The Behavioral Targeting Conundrum

The third and final part of the equation is behavioral targeting, which is trickier on mobile devices than it is on desktops. Leveraging behavioral data comes down to getting the highest possible match rate of desktop cookies to mobile devices, in a privacy-friendly manner.

Advertisers can cookie a user on a desktop, and then make an assumption that they are looking at the same user on a specific mobile device. As there are no cookies on mobile devices, this is usually done via IP address or latitude/longitude coordinates passed when an ad request comes from smartphone or tablet connected to WiFi.

What’s Next?

While advertisers can currently leverage all three of these tactics, some use them quite well individually. Incorporating RTB gives us the necessary scale to allow for a blend of all three tactics simultaneously.
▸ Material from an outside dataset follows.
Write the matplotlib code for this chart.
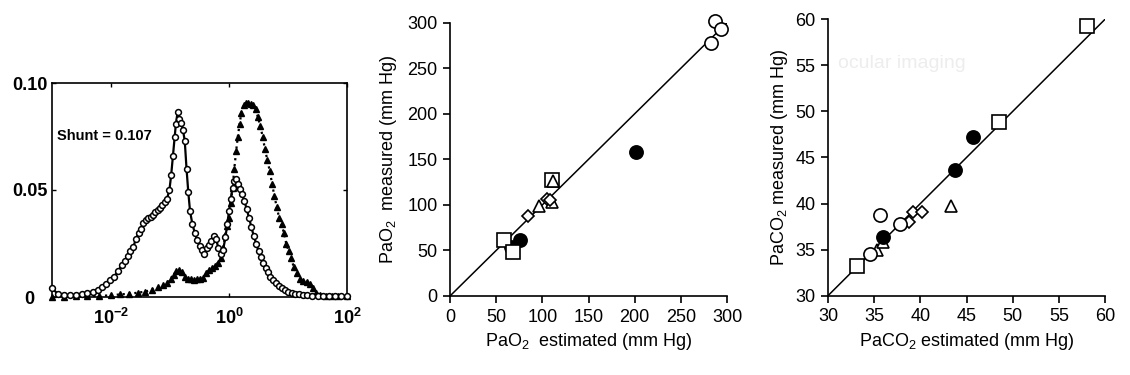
import numpy as np
import matplotlib
matplotlib.use("Agg")
import matplotlib.pyplot as plt

plt.rcParams['font.family'] = ['Liberation Sans', 'DejaVu Sans']
plt.rcParams['mathtext.fontset'] = 'custom'
plt.rcParams['mathtext.rm'] = 'Liberation Sans'
plt.rcParams['mathtext.bf'] = 'Liberation Sans:bold'
plt.rcParams['mathtext.default'] = 'regular'

# panel 1: distributions (log10 of ratio, fraction)
circ_logx = [-3.00, -2.90, -2.80, -2.70, -2.60, -2.50, -2.40, -2.30, -2.22, -2.15,
             -2.08, -2.02, -1.95, -1.88, -1.82, -1.77, -1.72, -1.67, -1.62, -1.58,
             -1.53, -1.49, -1.45, -1.41, -1.37, -1.33, -1.29, -1.25, -1.21, -1.17,
             -1.13, -1.09, -1.05, -1.01, -0.98, -0.95, -0.92, -0.90, -0.87, -0.84,
             -0.81, -0.78, -0.75, -0.72, -0.69, -0.66, -0.62, -0.58, -0.54, -0.50,
             -0.46, -0.42, -0.38, -0.34, -0.30, -0.26, -0.22, -0.18, -0.14, -0.10,
             -0.06, -0.03, 0.00, 0.03, 0.06, 0.09, 0.12, 0.15, 0.18, 0.22,
             0.26, 0.30, 0.34, 0.38, 0.42, 0.46, 0.50, 0.54, 0.58, 0.62,
             0.66, 0.70, 0.75, 0.80, 0.85, 0.90, 0.95, 1.00, 1.06, 1.12,
             1.18, 1.25, 1.32, 1.40, 1.50, 1.60, 1.70, 1.80, 1.90, 2.00]
circ_y = [0.0040, 0.0015, 0.0010, 0.0008, 0.0010, 0.0012, 0.0018, 0.0025, 0.0035, 0.0045,
          0.0060, 0.0080, 0.0095, 0.0120, 0.0150, 0.0170, 0.0190, 0.0215, 0.0235, 0.0270,
          0.0300, 0.0320, 0.0345, 0.0360, 0.0370, 0.0375, 0.0385, 0.0395, 0.0405, 0.0415,
          0.0430, 0.0445, 0.0460, 0.0500, 0.0570, 0.0660, 0.0750, 0.0810, 0.0865, 0.0830,
          0.0815, 0.0780, 0.0730, 0.0600, 0.0490, 0.0400, 0.0340, 0.0300, 0.0265, 0.0240,
          0.0220, 0.0200, 0.0230, 0.0245, 0.0260, 0.0285, 0.0270, 0.0230, 0.0200, 0.0220,
          0.0280, 0.0340, 0.0400, 0.0460, 0.0510, 0.0540, 0.0550, 0.0530, 0.0505, 0.0480,
          0.0450, 0.0410, 0.0370, 0.0325, 0.0285, 0.0250, 0.0215, 0.0185, 0.0160, 0.0135,
          0.0115, 0.0095, 0.0080, 0.0065, 0.0050, 0.0040, 0.0032, 0.0025, 0.0018, 0.0014,
          0.0012, 0.0010, 0.0008, 0.0007, 0.0006, 0.0005, 0.0004, 0.0003, 0.0003, 0.0003]

tri_logx = [-3.00, -2.80, -2.60, -2.40, -2.20, -2.00, -1.85, -1.70, -1.55, -1.42,
            -1.30, -1.20, -1.12, -1.05, -0.99, -0.94, -0.89, -0.84, -0.79, -0.74,
            -0.69, -0.64, -0.59, -0.54, -0.49, -0.44, -0.39, -0.34, -0.29, -0.24,
            -0.19, -0.14, -0.10, -0.06, -0.03, 0.00, 0.03, 0.06, 0.09, 0.12,
            0.15, 0.18, 0.21, 0.25, 0.29, 0.33, 0.37, 0.41, 0.45, 0.49,
            0.53, 0.57, 0.61, 0.65, 0.69, 0.73, 0.77, 0.81, 0.85, 0.89,
            0.93, 0.97, 1.01, 1.05, 1.10, 1.15, 1.20, 1.26, 1.32, 1.38,
            1.43, 1.48, 1.55, 1.65, 1.75, 1.85, 2.00]
tri_y = [0.0000, 0.0002, 0.0003, 0.0004, 0.0005, 0.0008, 0.0012, 0.0015, 0.0020, 0.0025,
         0.0035, 0.0045, 0.0055, 0.0065, 0.0085, 0.0105, 0.0120, 0.0125, 0.0115, 0.0095,
         0.0085, 0.0082, 0.0080, 0.0082, 0.0085, 0.0090, 0.0110, 0.0125, 0.0135, 0.0145,
         0.0160, 0.0180, 0.0230, 0.0290, 0.0330, 0.0370, 0.0440, 0.0510, 0.0600, 0.0680,
         0.0750, 0.0810, 0.0860, 0.0895, 0.0905, 0.0905, 0.0900, 0.0895, 0.0880, 0.0840,
         0.0800, 0.0750, 0.0690, 0.0640, 0.0590, 0.0530, 0.0470, 0.0420, 0.0370, 0.0340,
         0.0300, 0.0250, 0.0215, 0.0180, 0.0140, 0.0110, 0.0085, 0.0075, 0.0070, 0.0060,
         0.0040, 0.0020, 0.0010, 0.0007, 0.0006, 0.0005, 0.0005]

# panel 2: PaO2 (estimated, measured)
pao2_open_circle = ([287, 294, 283], [302, 293, 278])
pao2_filled_circle = ([201, 76, 66], [158, 61, 54])
pao2_square = ([59, 68, 111], [62, 48, 127])
pao2_triangle = ([112, 96, 110], [126, 99, 103])
pao2_diamond = ([85, 105, 108], [88, 107, 105])

# panel 3: PaCO2 (estimated, measured)
paco2_square = ([58.0, 48.5, 33.1], [59.3, 48.9, 33.2])
paco2_filled_circle = ([45.7, 43.8, 36.0], [47.2, 43.6, 36.4])
paco2_open_circle = ([35.6, 37.8, 34.6], [38.8, 37.8, 34.5])
paco2_triangle = ([43.3, 35.3, 36.0], [39.7, 35.0, 35.8])
paco2_diamond = ([39.2, 40.2, 38.8], [39.1, 39.1, 38.0])

fig = plt.figure(figsize=(11.3, 3.75), dpi=100)

# ---- panel 1
ax1 = fig.add_axes([52/1130, 78/375, 295/1130, 214/375])
ax1.plot(10**np.array(tri_logx), tri_y, ':', color='black', lw=1.6,
         marker='^', ms=5, mfc='black', mec='black', clip_on=False, zorder=3)
ax1.plot(10**np.array(circ_logx), circ_y, '-', color='black', lw=1.6,
         marker='o', ms=4.2, mfc='white', mec='black', mew=1.1, clip_on=False, zorder=4)
ax1.set_xscale('log')
ax1.set_xlim(1e-3, 1e2)
ax1.set_ylim(0, 0.1)
ax1.set_xticks([1e-2, 1e0, 1e2])
ax1.set_xticklabels([r'$\mathbf{10^{-2}}$', r'$\mathbf{10^{0}}$', r'$\mathbf{10^{2}}$'])
ax1.xaxis.set_minor_locator(matplotlib.ticker.NullLocator())
ax1.set_yticks([0, 0.05, 0.1])
ax1.set_yticklabels(['0', '0.05', '0.10'], fontweight='bold', ha='center')
ax1.tick_params(direction='in', length=3, width=1, top=True, right=True,
                labelsize=13, pad=8)
ax1.tick_params(axis='y', pad=16)
for s in ax1.spines.values():
    s.set_linewidth(1.2)
ax1.text(0.018, 0.075, 'Shunt = 0.107', transform=ax1.get_yaxis_transform(),
         fontsize=10.5, fontweight='bold', va='center', ha='left')


def scatter_panel(ax, groups):
    for (xs, ys), kw in groups:
        ax.plot(xs, ys, linestyle='none', color='black', mew=1.2, clip_on=False,
                zorder=3, **kw)
    for side in ('top', 'right'):
        ax.spines[side].set_visible(False)
    for side in ('left', 'bottom'):
        ax.spines[side].set_linewidth(1.2)
    ax.tick_params(direction='out', length=5, width=1.2, labelsize=13, pad=4)


# ---- panel 2
ax2 = fig.add_axes([450/1130, 79/375, 277/1130, 273.3/375])
ax2.plot([0, 300], [0, 300], color='black', lw=1.1, zorder=2)
scatter_panel(ax2, [
    (pao2_open_circle, dict(marker='o', ms=9.5, mfc='white')),
    (pao2_filled_circle, dict(marker='o', ms=9.5, mfc='black')),
    (pao2_square, dict(marker='s', ms=9.5, mfc='white')),
    (pao2_triangle, dict(marker='^', ms=8.5, mfc='white')),
    (pao2_diamond, dict(marker='D', ms=6, mfc='white')),
])
ax2.set_xlim(0, 300)
ax2.set_ylim(0, 300)
ax2.set_xticks(range(0, 301, 50))
ax2.set_yticks(range(0, 301, 50))
ax2.set_xlabel('PaO$_2$  estimated (mm Hg)', fontsize=13, labelpad=4)
ax2.set_ylabel('PaO$_2$  measured (mm Hg)', fontsize=13, labelpad=6)

# ---- panel 3
# faint scanner watermark seen in the source image
fig.text(838/1130, 1 - 68/375, 'ocular imaging', fontsize=14, color='#ededed', zorder=0)
ax3 = fig.add_axes([828/1130, 79.3/375, 277/1130, 276.4/375])
ax3.patch.set_alpha(0)
ax3.plot([30, 60], [30, 60], color='black', lw=1.1, zorder=2)
scatter_panel(ax3, [
    (paco2_square, dict(marker='s', ms=9.5, mfc='white')),
    (paco2_triangle, dict(marker='^', ms=8.5, mfc='white')),
    (paco2_diamond, dict(marker='D', ms=6, mfc='white')),
    (paco2_open_circle, dict(marker='o', ms=9.5, mfc='white')),
    (paco2_filled_circle, dict(marker='o', ms=9.5, mfc='black')),
])
ax3.set_xlim(30, 60)
ax3.set_ylim(30, 60)
ax3.set_xticks(range(30, 61, 5))
ax3.set_yticks(range(30, 61, 5))
ax3.set_xlabel('PaCO$_2$ estimated (mm Hg)', fontsize=13, labelpad=4)
ax3.set_ylabel('PaCO$_2$ measured (mm Hg)', fontsize=13, labelpad=4)

fig.savefig('out.png', dpi=100)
For instance, an advertiser may find that iPhone users in the Chrome browser during the day perform better than those using a Google Nexus tablet at night. By analyzing real-time bid data across marketplaces, they can direct their investment toward these high-performing audiences on the right device at the right time.

There are still issues of scale that need to be addressed. Right now programmatic media buying on mobile is dominated by applications. Recent reports still point to mobile inventory being around 80% in-app compared to 20% mobile web, which doesn’t match consumer usage patterns. This discrepancy will level off so that programmatic inventory availability will align much closer to consumer mobile habits and better web technology advances with HTML5 and responsively designed websites.

This growth will finally enable a combination of these three targeting options, which will help advertisers leverage much richer audience profiles in real-time. Mobile is and will continue to be a crucial media channel. Every day, marketers are being equipped with better real-time targeting tools to reach their mobile audiences.